Victoria engineering firm Keppel Prince wants to manufacture wind towers for the state’s future offshore wind projects, rather than see parts continue to arrive at Portland from China, Vietnam and Indonesia.

Keppel boss Dan McKinna said it would be worthwhile for developers to pay a premium for local content, with government support.

At this point, Australia does not have a purpose-built wind tower manufacturing facility to match rivals with enormous capacity.

Local onshore wind tower manufacturers Keppel, and Tasmania’s Haywards, can make eight steel sections a week compared to 100 a week at large plants overseas.

Mr McKinna, who operates out of a converted particle board factory, says there’s no excuse for Australia not to be making wind towers at scale, particularly as global competition heats up.

Vestas has a 40 per cent market share in Australia for supplying wind farms and is in talks about using Australian steel because the Danish firm can no longer buy Russian steel or fabricate products in Ukraine to ship worldwide.

“Australia is like no other country on earth,” Mr Andren-Sandberg said, referring to the vast land mass and scope for clean energy to power manufacturing.

While Vestas prefers local production, it’s “very, very uncompetitive” to manufacture in Australia, he added.

It’s also uncompetitive to manufacture in the United States, but the Biden administration has done something about this by offering production credits for clean energy companies to set up shop, Mr Andren-Sandberg noted.

Unions boss Michele O’Neil said Australia should also consider public ownership and equity stakes in new supply chains so future wealth is shared.

“If we miss out on this opportunity to become a renewable manufacturing powerhouse, we’ll be leaving jobs and wealth on the table,” the ACTU president said.

“There shouldn’t be a single worker made redundant by the phase-out of fossil fuels,” she said.

The energy market operator says the surge in renewable energy generation expected by 2050 needs to be connected by more than 10,000km of new transmission lines and 25,000 transmission towers – each needing up to 60 tonnes of steel.

Geoff Crittenden, CEO of Weld Australia, said Australia does not have the sovereign manufacturing capability to make this a reality.

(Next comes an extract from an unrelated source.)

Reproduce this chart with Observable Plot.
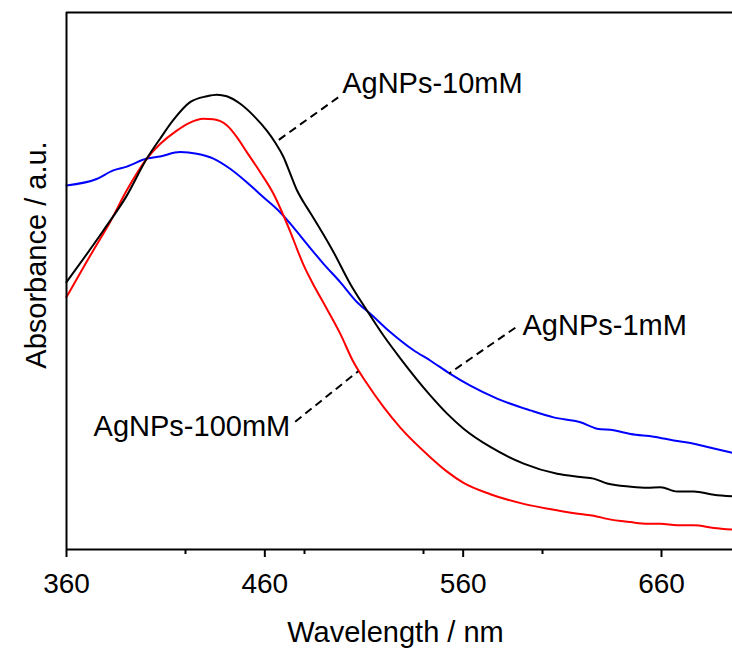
<!DOCTYPE html>
<html>
<head>
<meta charset="utf-8">
<script src="https://cdn.jsdelivr.net/npm/d3@7"></script>
<script src="https://cdn.jsdelivr.net/npm/@observablehq/plot@0.6"></script>
<style>
  html, body { margin: 0; padding: 0; background: #fff; }
  #chart { width: 732px; height: 648px; }
  #chart svg { display: block; font-family: "Liberation Sans", Arial, sans-serif; color: #000; }
</style>
</head>
<body>
<div id="chart"></div>
<script>
// ---- Data (absorbance in arbitrary units) ----
const nm10 = [360, 378.6, 390.4, 400.5, 407.2, 413.7, 422.3, 430.7, 435.8, 440.8, 447.6, 454.3, 461, 465.2, 469.4, 472.8, 476.2, 479.5, 482.9, 494.6, 503, 511.5, 519.9, 528.3, 543.4, 551.9, 560.2, 573.7, 590.5, 607.4, 619.1, 625.8, 632.6, 644.4, 652.8, 659.5, 667.9, 676.3, 686.4, 695.7];
const abs10 = [0.498, 0.594, 0.659, 0.728, 0.765, 0.799, 0.833, 0.844, 0.847, 0.844, 0.830, 0.808, 0.780, 0.758, 0.731, 0.700, 0.669, 0.647, 0.627, 0.554, 0.495, 0.445, 0.398, 0.356, 0.287, 0.253, 0.225, 0.191, 0.160, 0.141, 0.135, 0.132, 0.123, 0.117, 0.115, 0.116, 0.108, 0.108, 0.102, 0.099];

const nm100 = [360, 373.5, 382, 390.4, 400.5, 407.2, 415.6, 422.3, 429, 434.1, 440.8, 445.9, 450.9, 457.6, 464.4, 469.4, 472.8, 476.2, 479.5, 483.5, 491.3, 498, 504.7, 511.5, 519.9, 528.3, 543.4, 551.9, 560.2, 573.7, 590.5, 607.4, 619.1, 625.8, 632.6, 644.4, 652.8, 659.5, 667.9, 676.3, 686.4, 695.7];
const abs100 = [0.470, 0.557, 0.610, 0.669, 0.728, 0.755, 0.780, 0.795, 0.802, 0.801, 0.790, 0.768, 0.740, 0.703, 0.662, 0.622, 0.592, 0.560, 0.530, 0.500, 0.448, 0.402, 0.349, 0.309, 0.265, 0.227, 0.172, 0.145, 0.124, 0.103, 0.085, 0.073, 0.066, 0.063, 0.057, 0.051, 0.048, 0.048, 0.045, 0.045, 0.040, 0.037];

const nm1 = [360, 375.2, 383.6, 390.4, 400.5, 407.2, 417.3, 425.7, 434.1, 442.5, 450.9, 459.3, 467.7, 474.4, 482.1, 489.6, 498, 506.4, 513.2, 523.2, 535, 543.4, 553.5, 563.6, 577.1, 593.9, 605.6, 619.1, 627.5, 635.9, 644.4, 656.1, 666.2, 676.3, 686.4, 695.7];
const abs1 = [0.678, 0.690, 0.706, 0.713, 0.728, 0.732, 0.740, 0.737, 0.728, 0.709, 0.684, 0.656, 0.628, 0.600, 0.565, 0.532, 0.498, 0.461, 0.439, 0.405, 0.371, 0.352, 0.327, 0.305, 0.281, 0.259, 0.246, 0.237, 0.225, 0.222, 0.215, 0.210, 0.203, 0.197, 0.188, 0.180];

// Annotation labels and their dashed leaders
const labelText   = ["AgNPs-10mM", "AgNPs-1mM", "AgNPs-100mM"];
const labelNm     = [499.0, 589.9, 472.8];
const labelAbs    = [0.8665, 0.416, 0.228];
const labelAnchor = ["start", "start", "end"];
const leaderEndNm  = [497.0, 586.3, 475.3];
const leaderEndAbs = [0.842, 0.413, 0.238];
const leaderCurveNm  = [465.2, 553.0, 507.1];
const leaderCurveAbs = [0.758, 0.328, 0.332];

// Axis ticks
const majorTicks = [360, 460, 560, 660];
const minorTicks = [420, 480, 540, 600];
const xDomain = [360, 695.8];
const yDomain = [0, 1];

// ---- Build tables ----
const toRows = (xs, ys) => xs.map((x, i) => ({nm: x, abs: ys[i]}));
const rows10 = toRows(nm10, abs10);
const rows100 = toRows(nm100, abs100);
const rows1 = toRows(nm1, abs1);
const notes = labelText.map((t, i) => ({
  text: t, x: labelNm[i], y: labelAbs[i], anchor: labelAnchor[i],
  x1: leaderEndNm[i], y1: leaderEndAbs[i], x2: leaderCurveNm[i], y2: leaderCurveAbs[i]
}));

const chart = Plot.plot({
  width: 732,
  height: 648,
  marginLeft: 66,
  marginRight: 0,
  marginTop: 12,
  marginBottom: 99,
  style: {fontFamily: '"Liberation Sans", Arial, sans-serif', color: "#000", background: "#fff"},
  x: {domain: xDomain, axis: null},
  y: {domain: yDomain, axis: null},
  marks: [
    Plot.line(rows1,   {x: "nm", y: "abs", stroke: "#0000ff", strokeWidth: 2, curve: "monotone-x"}),
    Plot.line(rows100, {x: "nm", y: "abs", stroke: "#ff0000", strokeWidth: 2, curve: "monotone-x"}),
    Plot.line(rows10,  {x: "nm", y: "abs", stroke: "#000000", strokeWidth: 2, curve: "monotone-x"}),
    Plot.link(notes, {x1: "x1", y1: "y1", x2: "x2", y2: "y2", stroke: "#000", strokeWidth: 2, strokeDasharray: "8,5"}),
    Plot.text(notes.filter(d => d.anchor === "start"), {x: "x", y: "y", text: "text", textAnchor: "start", lineAnchor: "middle", fontSize: 29, fill: "#000"}),
    Plot.text(notes.filter(d => d.anchor === "end"), {x: "x", y: "y", text: "text", textAnchor: "end", lineAnchor: "middle", fontSize: 29, fill: "#000"}),
    Plot.ruleY([yDomain[0], yDomain[1]], {stroke: "#000", strokeWidth: 2}),
    Plot.ruleX([xDomain[0]], {stroke: "#000", strokeWidth: 2}),
    Plot.axisX({ticks: majorTicks, tickSize: 8, tickPadding: 16, fontSize: 28, label: null, tickFormat: d => String(d), strokeWidth: 2, stroke: "#000", fill: "#000"}),
    Plot.axisX({ticks: minorTicks, tickSize: 5, label: null, tickFormat: () => "", strokeWidth: 2, stroke: "#000"}),
    Plot.text(["Wavelength / nm"], {frameAnchor: "bottom", dy: 83, dx: -4, textAnchor: "middle", lineAnchor: "middle", fontSize: 29, fill: "#000"}),
    Plot.text(["Absorbance / a.u."], {frameAnchor: "left", rotate: -90, dx: -30, dy: -26, textAnchor: "middle", lineAnchor: "middle", fontSize: 29, fill: "#000"})
  ]
});
document.getElementById("chart").appendChild(chart);
</script>
</body>
</html>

“Without a massive investment in local manufacturing, it will not be achievable,” he said.

Mr Crittenden, an industry veteran, warned of the consequences of inaction.

“Even the most obtuse of us now understand that climate change is coming at us much harder than we ever imagined,” he said.

“I had my honeymoon on the Greek island of Rhodes, a beautiful place. Now it’s a fireplace.”